U.S. software developer set to become world's fifth space tourist

Decades before helping to write the computer programs that led to Microsoft Word and Microsoft Excel, Charles Simonyi learned the basics of programming on a clunky Soviet-era computer called Ural-2.

Next month, the U.S. billionaire programmer will carry a paper-tape memento from that first computer and put his faith in the heirs to that Soviet-era technology when he blasts into space aboard a Soyuz rocket to become the world's fifth space tourist.

"I will take one of those paper tapes with me to remind me where it all started," Simonyi told reporters at Russia's Star City cosmonaut preparation center Thursday.

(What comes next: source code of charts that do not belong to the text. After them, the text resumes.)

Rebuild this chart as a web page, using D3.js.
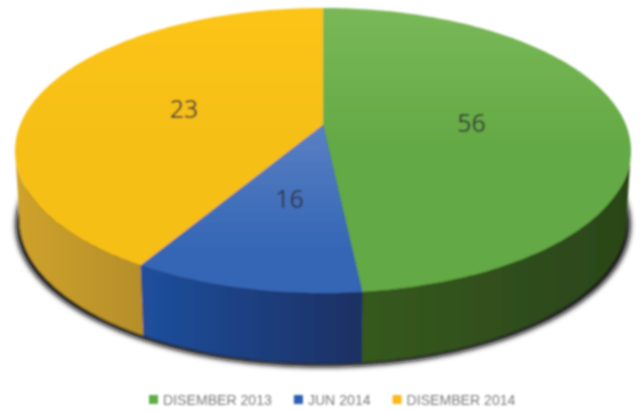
<!DOCTYPE html>
<html><head><meta charset="utf-8">
<script src="https://cdn.jsdelivr.net/npm/d3@7"></script>
<style>html,body{margin:0;padding:0;background:#fff}svg{display:block}</style>
</head><body><svg id="c" width="640" height="412"></svg>
<script>
const categories = ["DISEMBER 2013", "JUN 2014", "DISEMBER 2014"];
const labelValues = [56, 16, 23];
// visual share of each slice as drawn in the picture (%)
const drawnShares = [48.3, 10.2, 41.5];
const topColors = [["#7ab858", "#63a944"], ["#5a80c4", "#3466b5"], ["#fcc414", "#f6bf17"]];
const sideColors = [["#36591f", "#2b4519"], ["#204f9d", "#1c3063"], ["#cfa22c", "#b58f2b"]];
const legendColors = ["#5fae45", "#2f5fb3", "#fbb81c"];

const svg = d3.select("#c");
const cx = 323, cy = 125, a = 138, b = 303, k = 0.179, depth = 70, shrink = 0.985;
const project = (t, r = 1) => {
  const u = r * Math.sin(t), v = r * Math.cos(t), w = 1 + k * v;
  return [cx + b * u / w, cy - a * v / w];
};
const lower = ([x, y]) => [cx + (x - cx) * shrink, y + depth];
const arcs = d3.pie().sort(null)(drawnShares);
const line = d3.line();
const step = Math.PI / 180;
const angles = (s, e) => { const n = Math.max(2, Math.ceil((e - s) / step)); return d3.range(n + 1).map(i => s + (e - s) * i / n); };

const defs = svg.append("defs");
const soft = defs.append("filter").attr("id", "soft").attr("x", "-5%").attr("y", "-5%").attr("width", "110%").attr("height", "110%");
soft.append("feGaussianBlur").attr("stdDeviation", 0.85);
const shade = defs.append("filter").attr("id", "shade").attr("x", "-10%").attr("y", "-10%").attr("width", "120%").attr("height", "120%");
shade.append("feGaussianBlur").attr("stdDeviation", 2.6);
const grad = (id, cols, x1, y1, x2, y2) => {
  const g = defs.append("linearGradient").attr("id", id).attr("gradientUnits", "userSpaceOnUse")
    .attr("x1", x1).attr("y1", y1).attr("x2", x2).attr("y2", y2);
  g.append("stop").attr("offset", 0).attr("stop-color", cols[0]);
  g.append("stop").attr("offset", 1).attr("stop-color", cols[1]);
};
const [rightEdge, leftEdge] = [Math.acos(-k), 2 * Math.PI - Math.acos(-k)];
arcs.forEach((d, i) => {
  const s = Math.max(d.startAngle, rightEdge), e = Math.min(d.endAngle, leftEdge);
  grad("top" + i, topColors[i], 0, i === 1 ? cy : 8, 0, i === 1 ? 250 : 150);
  const x0 = project(e)[0], x1 = project(s)[0];
  grad("side" + i, sideColors[i], Math.min(x0, x1), 0, Math.max(x0, x1), 0);
});

const g = svg.append("g").attr("filter", "url(#soft)");
const full = angles(0, 2 * Math.PI).map(t => project(t));
g.append("path").attr("d", line(full.map(p => [cx + (p[0] - cx) * 0.998, p[1] + depth + 4])) + "Z")
  .attr("fill", "#111").attr("filter", "url(#shade)");

g.selectAll("path.side").data(arcs).join("path").attr("class", "side")
  .attr("fill", (d, i) => `url(#side${i})`)
  .attr("d", d => {
    const s = Math.max(d.startAngle, rightEdge), e = Math.min(d.endAngle, leftEdge);
    const up = angles(s, e).map(t => project(t));
    return line(up.concat(up.slice().reverse().map(lower))) + "Z";
  });

g.selectAll("path.top").data(arcs).join("path").attr("class", "top")
  .attr("fill", (d, i) => `url(#top${i})`)
  .attr("d", d => line([[cx, cy]].concat(angles(d.startAngle, d.endAngle).map(t => project(t)))) + "Z");

g.selectAll("text.val").data(arcs).join("text").attr("class", "val")
  .attr("transform", d => `translate(${project((d.startAngle + d.endAngle) / 2, 0.49)})`)
  .attr("text-anchor", "middle").attr("dx", 1).attr("dy", "0.42em")
  .attr("font-family", "'Open Sans', sans-serif").attr("font-size", 25).attr("fill", "#2f3234")
  .text((d, i) => labelValues[i]);

const lg = g.append("g").attr("font-family", "'Liberation Sans', Arial, sans-serif").attr("font-size", 14.1).attr("fill", "#7b7b7b");
let x = 149;
categories.forEach((c, i) => {
  lg.append("rect").attr("x", x).attr("y", 395).attr("width", 9).attr("height", 9).attr("fill", legendColors[i]);
  const t = lg.append("text").attr("x", x + 14).attr("y", 405).text(c);
  x += 14 + t.node().getComputedTextLength() + 22;
});
</script></body></html>
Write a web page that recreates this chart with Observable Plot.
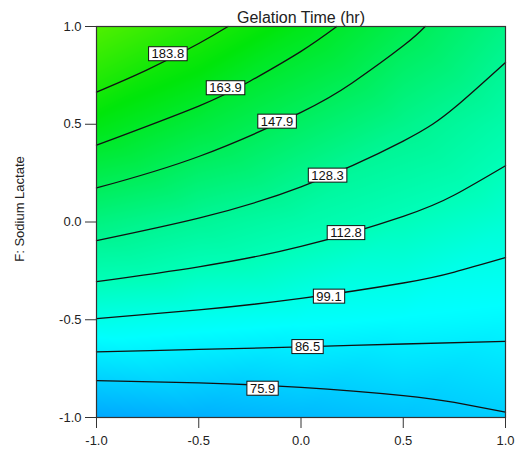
<!DOCTYPE html>
<html>
<head>
<meta charset="utf-8">
<script src="https://cdn.jsdelivr.net/npm/d3@7"></script>
<script src="https://cdn.jsdelivr.net/npm/@observablehq/plot@0.6"></script>
<style>
  html, body { margin: 0; padding: 0; background: #fff; }
  #chart { width: 519px; height: 454px; }
</style>
</head>
<body>
<div id="chart"></div>
<script>
// ---- data ----
const chartTitle = "Gelation Time (hr)";
const yTitle = "F: Sodium Lactate";
const xTicks = [-1, -0.5, 0, 0.5, 1];
const yTicks = [-1, -0.5, 0, 0.5, 1];

// estimated response values on a coarse grid (rows: y = 1 ... -1; columns: x = -1 ... 1)
const gridX = [-1, -0.5, 0, 0.5, 1];
const gridY = [1, 0.5, 0, -0.5, -1];
const gridValues = [
  [208.3, 189.2, 170.4, 151.9, 133.7],
  [171.8, 158.1, 144.8, 131.8, 119.1],
  [135.2, 127.1, 119.2, 111.7, 104.4],
  [98.7, 96.0, 93.6, 91.5, 89.8],
  [62.1, 64.9, 68.0, 71.4, 75.1]
];

// contour levels and their traced paths [x, y]
const levels = [75.9, 86.5, 99.1, 112.8, 128.3, 147.9, 163.9, 183.8];
const contour759 = [[-1, -0.811], [-0.5, -0.823], [0, -0.846], [0.5, -0.888], [0.75, -0.923], [1, -0.973]];
const contour865 = [[-1, -0.664], [-0.5, -0.652], [0, -0.639], [0.5, -0.624], [1, -0.611]];
const contour991 = [[-1, -0.494], [-0.5, -0.450], [0, -0.391], [0.5, -0.312], [0.75, -0.256], [1, -0.182]];
const contour1128 = [[-1, -0.305], [-0.5, -0.229], [0, -0.125], [0.5, 0.029], [0.75, 0.138], [1, 0.288]];
const contour1283 = [[-1, -0.095], [-0.5, 0.020], [0, 0.180], [0.5, 0.414], [0.75, 0.584], [1, 0.816]];
const contour1479 = [[-1, 0.174], [-0.5, 0.335], [0, 0.561], [0.25, 0.711], [0.5, 0.901], [0.607, 1.0]];
const contour1639 = [[-1, 0.393], [-0.5, 0.593], [-0.25, 0.720], [0, 0.873], [0.175, 1.0]];
const contour1838 = [[-1, 0.664], [-0.75, 0.779], [-0.5, 0.913], [-0.357, 1.0]];
const contourPaths = [contour759, contour865, contour991, contour1128, contour1283, contour1479, contour1639, contour1838];

// label positions (box centres)
const labelX = [-0.188, 0.032, 0.137, 0.220, 0.130, -0.117, -0.369, -0.651];
const labelY = [-0.852, -0.639, -0.381, -0.056, 0.238, 0.514, 0.685, 0.859];

// ---- tables built from the arrays ----
const gridTable = [];
gridY.forEach((y, i) => gridX.forEach((x, j) => gridTable.push({x, y, v: gridValues[i][j]})));
const lineTable = [];
contourPaths.forEach((path, k) => path.forEach(([x, y]) => lineTable.push({level: levels[k], x, y})));
const labelTable = levels.map((lv, i) => ({x: labelX[i], y: labelY[i], text: lv.toFixed(1)}));

const fmt = d => d.toFixed(1);
const font = "'Liberation Sans', Arial, Helvetica, sans-serif";

const svg = Plot.plot({
  width: 519,
  height: 454,
  marginLeft: 96,
  marginRight: 14,
  marginTop: 26,
  marginBottom: 37,
  style: {fontFamily: font, fontSize: "13px", color: "#222", background: "#fff"},
  x: {domain: [-1, 1]},
  y: {domain: [-1, 1]},
  color: {
    type: "linear",
    domain: [60, 92, 112, 130, 150, 175, 210],
    range: ["#00a2ff", "#00ffff", "#00ffbb", "#00f590", "#00ee55", "#00e60a", "#55f000"],
    interpolate: "rgb"
  },
  marks: [
    Plot.raster(gridTable, {x: "x", y: "y", fill: "v", interpolate: "barycentric", x1: -1, x2: 1, y1: -1, y2: 1, pixelSize: 1}),
    Plot.line(lineTable, {x: "x", y: "y", z: "level", stroke: "#111", strokeWidth: 1.3, curve: "natural"}),
    Plot.frame({stroke: "#333", strokeWidth: 1.2}),
    Plot.text(labelTable, {x: "x", y: "y", text: "text", fill: "#111", fontSize: 13, textAnchor: "middle", lineAnchor: "middle"}),
    Plot.axisX({ticks: xTicks, tickFormat: fmt, tickSize: 11, tickPadding: 7, label: null, stroke: "#333", fill: "#222"}),
    Plot.axisY({ticks: yTicks, tickFormat: fmt, tickSize: 11, tickPadding: 4, label: null, stroke: "#333", fill: "#222"}),
    Plot.text([chartTitle], {frameAnchor: "top", textAnchor: "middle", lineAnchor: "middle", dy: -9, fontSize: 16, fill: "#222"}),
    Plot.text([yTitle], {frameAnchor: "left", textAnchor: "middle", lineAnchor: "middle", rotate: -90, dx: -77, dy: -13, fontSize: 13, fill: "#222"})
  ]
});

document.getElementById("chart").append(svg);

// white boxed labels behind contour values
const labelSet = new Set(labelTable.map(d => d.text));
Array.from(svg.querySelectorAll("text"))
  .filter(t => labelSet.has(t.textContent.trim()))
  .forEach(t => {
    const b = t.getBBox();
    const r = document.createElementNS("http://www.w3.org/2000/svg", "rect");
    r.setAttribute("x", b.x - 3);
    r.setAttribute("y", b.y + 0.5);
    r.setAttribute("width", b.width + 6);
    r.setAttribute("height", b.height - 1);
    r.setAttribute("fill", "#fff");
    r.setAttribute("stroke", "#111");
    r.setAttribute("stroke-width", 1);
    const tr = t.getAttribute("transform");
    if (tr) r.setAttribute("transform", tr);
    t.parentNode.insertBefore(r, t);
  });
</script>
</body>
</html>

Simonyi's skill at computers and his work in helping to develop the world's most commonly used word processing and spreadsheet programs earned him enough money to spare more than US$20 million to become the world's fifth "space tourist," set to blast off early next month.

Simonyi, 58, will travel to the international space station aboard a Soyuz TMA-10 capsule together with Russian cosmonauts Fyodor Yurchikhin and Oleg Kotov and return to Earth 11 days later with its current crew - Russian cosmonaut Mikhail Tyurin and Spanish-born U.S. astronaut Miguel Lopez-Alegria.

U.S. astronaut Sunita Williams is expected to remain on board the station until June, when she is replaced by Clayton Anderson.

Since beginning training at Star City in October, Simonyi, like the other "space tourists" before him, has had to learn to walk and breathe in a cumbersome space suit, use special gas masks, practice helicopter rescues in case of a water landing and other tasks.

The hardest thing of all, he said, has been spinning in a high-speed rotating chair to help train against dizziness in space - along with learning some Russian. Now that he is done training, he says he is sure the trip will go without a hitch, reports AP.

"I am nervous about public appearances and press conferences, but I think that about the flight I am not nervous at all," the soft-spoken Simonyi said. "I've learned about the system and the more I learn, the more sure I am about the backups ... and I think it's perfectly safe."